Der Winterkrieg 1939 hat das stalinistische Imperium gedemütigt, auch wenn er Finnland zu einigen Gebietsabtretungen zwang. Das obige Zitat, das US-Admiral James Stavridis, der frühere NATO-Oberkommandierende (2009–2013), im Frühjahr anführte, beschreibt treffend die finnische Einstellung.



Die schwedische Erfahrung mit Russland reicht noch weit länger zurück, und dennoch wird auch Schweden noch heute daran erinnert. Russlands Weg zum Weltreich begann mit dem Sieg Zar Peter I. über die Schweden bei Poltawa im Jahr 1709. Militärisch und moralisch könnten die Schweden den Russen ähnlich viele Probleme bereiten wie die Finnen.



Es ist lange her, dass die NATO das letzte Mal eine Transformation von solcher Tragweite durchlaufen hat wie jetzt, dank des nahen Beitritts Schwedens und Finnlands. Beide werden der Allianz mindestens genauso sehr helfen wie die Allianz ihnen. Der Beitritt ist insbesondere für Osteuropa von großer Bedeutung, das bisher mit seiner Einschätzung der russischen Bedrohung allein dastand, wie Russlands Angriffskrieg gegen die Ukraine gezeigt hat. Die nordischen Staaten und Osteuropa sind natürliche Verbündete, teilen sie doch eine lange Grenze mit Russland (und seinem Verbündeten Belarus, das de facto unter russischer Besatzung steht und dessen Bevölkerung den eigenen Diktator Alexander Lukaschenko verabscheut).

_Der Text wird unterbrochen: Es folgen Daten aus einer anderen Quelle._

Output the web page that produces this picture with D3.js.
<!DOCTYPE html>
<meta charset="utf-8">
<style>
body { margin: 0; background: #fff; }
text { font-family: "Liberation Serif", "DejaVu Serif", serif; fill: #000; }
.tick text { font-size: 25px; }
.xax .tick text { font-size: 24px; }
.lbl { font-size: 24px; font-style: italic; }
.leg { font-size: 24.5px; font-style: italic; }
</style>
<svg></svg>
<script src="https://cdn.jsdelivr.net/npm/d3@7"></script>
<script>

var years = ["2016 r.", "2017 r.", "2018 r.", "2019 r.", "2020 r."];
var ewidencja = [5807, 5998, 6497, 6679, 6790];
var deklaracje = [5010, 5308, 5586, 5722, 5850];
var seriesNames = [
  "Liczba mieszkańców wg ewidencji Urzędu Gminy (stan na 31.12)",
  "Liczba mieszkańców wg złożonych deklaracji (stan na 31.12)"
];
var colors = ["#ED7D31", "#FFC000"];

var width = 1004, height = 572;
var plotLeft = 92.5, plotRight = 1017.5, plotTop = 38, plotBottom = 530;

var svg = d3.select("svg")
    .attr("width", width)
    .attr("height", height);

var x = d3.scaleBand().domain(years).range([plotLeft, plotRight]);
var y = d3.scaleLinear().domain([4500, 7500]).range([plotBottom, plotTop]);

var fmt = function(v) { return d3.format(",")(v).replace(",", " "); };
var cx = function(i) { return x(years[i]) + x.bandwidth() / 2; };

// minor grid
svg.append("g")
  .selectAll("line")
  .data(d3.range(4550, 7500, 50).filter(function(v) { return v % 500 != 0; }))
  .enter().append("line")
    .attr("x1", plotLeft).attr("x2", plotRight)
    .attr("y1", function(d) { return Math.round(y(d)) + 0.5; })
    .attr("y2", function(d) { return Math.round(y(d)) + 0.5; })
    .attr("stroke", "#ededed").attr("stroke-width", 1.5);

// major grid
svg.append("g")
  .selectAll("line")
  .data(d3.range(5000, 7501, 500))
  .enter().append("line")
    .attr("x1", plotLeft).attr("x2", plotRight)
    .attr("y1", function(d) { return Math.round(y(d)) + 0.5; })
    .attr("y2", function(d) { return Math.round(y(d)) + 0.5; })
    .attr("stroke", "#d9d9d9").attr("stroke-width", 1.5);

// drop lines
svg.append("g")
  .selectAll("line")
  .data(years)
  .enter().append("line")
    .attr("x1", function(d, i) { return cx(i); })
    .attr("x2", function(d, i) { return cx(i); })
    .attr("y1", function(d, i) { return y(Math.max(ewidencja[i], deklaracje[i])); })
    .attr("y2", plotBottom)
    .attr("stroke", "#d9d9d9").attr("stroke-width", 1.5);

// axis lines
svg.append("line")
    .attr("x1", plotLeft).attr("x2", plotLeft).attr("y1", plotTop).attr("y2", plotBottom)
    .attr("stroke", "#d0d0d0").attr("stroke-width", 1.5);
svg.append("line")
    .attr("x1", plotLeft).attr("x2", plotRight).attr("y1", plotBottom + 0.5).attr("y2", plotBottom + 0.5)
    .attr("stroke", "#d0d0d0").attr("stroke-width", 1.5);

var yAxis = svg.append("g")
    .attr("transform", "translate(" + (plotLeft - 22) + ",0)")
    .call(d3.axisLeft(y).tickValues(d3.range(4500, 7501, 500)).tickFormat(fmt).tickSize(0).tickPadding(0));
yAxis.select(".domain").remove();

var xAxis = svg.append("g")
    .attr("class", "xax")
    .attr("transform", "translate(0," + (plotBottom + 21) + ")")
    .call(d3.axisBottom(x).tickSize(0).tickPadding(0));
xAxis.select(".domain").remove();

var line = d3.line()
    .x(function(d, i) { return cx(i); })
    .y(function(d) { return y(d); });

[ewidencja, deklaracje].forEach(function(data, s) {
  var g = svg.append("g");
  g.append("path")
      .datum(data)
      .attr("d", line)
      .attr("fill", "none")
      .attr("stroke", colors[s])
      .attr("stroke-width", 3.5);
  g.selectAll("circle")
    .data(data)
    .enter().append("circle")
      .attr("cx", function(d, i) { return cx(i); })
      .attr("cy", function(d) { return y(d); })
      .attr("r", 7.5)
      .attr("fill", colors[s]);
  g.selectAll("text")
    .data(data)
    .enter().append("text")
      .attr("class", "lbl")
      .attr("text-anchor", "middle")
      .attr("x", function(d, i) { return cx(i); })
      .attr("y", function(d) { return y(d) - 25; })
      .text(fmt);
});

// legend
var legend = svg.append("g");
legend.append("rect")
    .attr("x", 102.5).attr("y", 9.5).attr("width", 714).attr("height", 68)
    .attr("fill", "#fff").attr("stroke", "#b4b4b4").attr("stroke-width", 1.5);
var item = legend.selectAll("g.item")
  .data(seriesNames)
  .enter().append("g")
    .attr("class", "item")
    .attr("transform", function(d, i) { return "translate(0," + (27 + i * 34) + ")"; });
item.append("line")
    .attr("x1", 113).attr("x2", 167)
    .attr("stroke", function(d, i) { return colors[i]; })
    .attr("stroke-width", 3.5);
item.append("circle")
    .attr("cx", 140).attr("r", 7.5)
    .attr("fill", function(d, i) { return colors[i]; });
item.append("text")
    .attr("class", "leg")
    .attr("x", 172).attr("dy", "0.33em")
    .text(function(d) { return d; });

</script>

Wer die Bedeutung dieses Beitritts zur NATO einschätzen will, muss zwei Dinge beachten. Entgegen der landläufigen Meinung handelt es sich bei der ­NATO-Mitgliedschaft um einen stufenweisen Prozess. Denn es gibt verschiedene Arten und Weisen, auf denen Staaten der NATO angehören können. In der ersten Variante ist ein Staat im Sinne des Schutzversprechens gemäß Artikel 5 Mitglied der NATO, hat aber keinerlei NATO-Basen auf seinem Territorium. Das ist beispielsweise in Polen und anderen postkommunistischen Staaten der Fall. Dieser Zustand geht auf eine Vereinbarung zwischen der NATO und Russland von 1997 zurück, die diese Länder de facto zu Mitgliedern zweiter Klasse macht. Daraus resultiert auch der bizarr anmutende Rotationsmechanismus für die militärische Präsenz (enhanced Forward Presence) von NATO-Verbänden, den die Allianz nach dem russischen Angriff auf die Ukraine und der Annexion der Krim 2014 einführte. Die Ausrüstung ist vor Ort, die Militärbasis, die Familien der Soldatinnen und Soldaten – die zivile Infrastruktur (wie beispielsweise auf dem US-Stützpunkt in Rammstein) aber nicht.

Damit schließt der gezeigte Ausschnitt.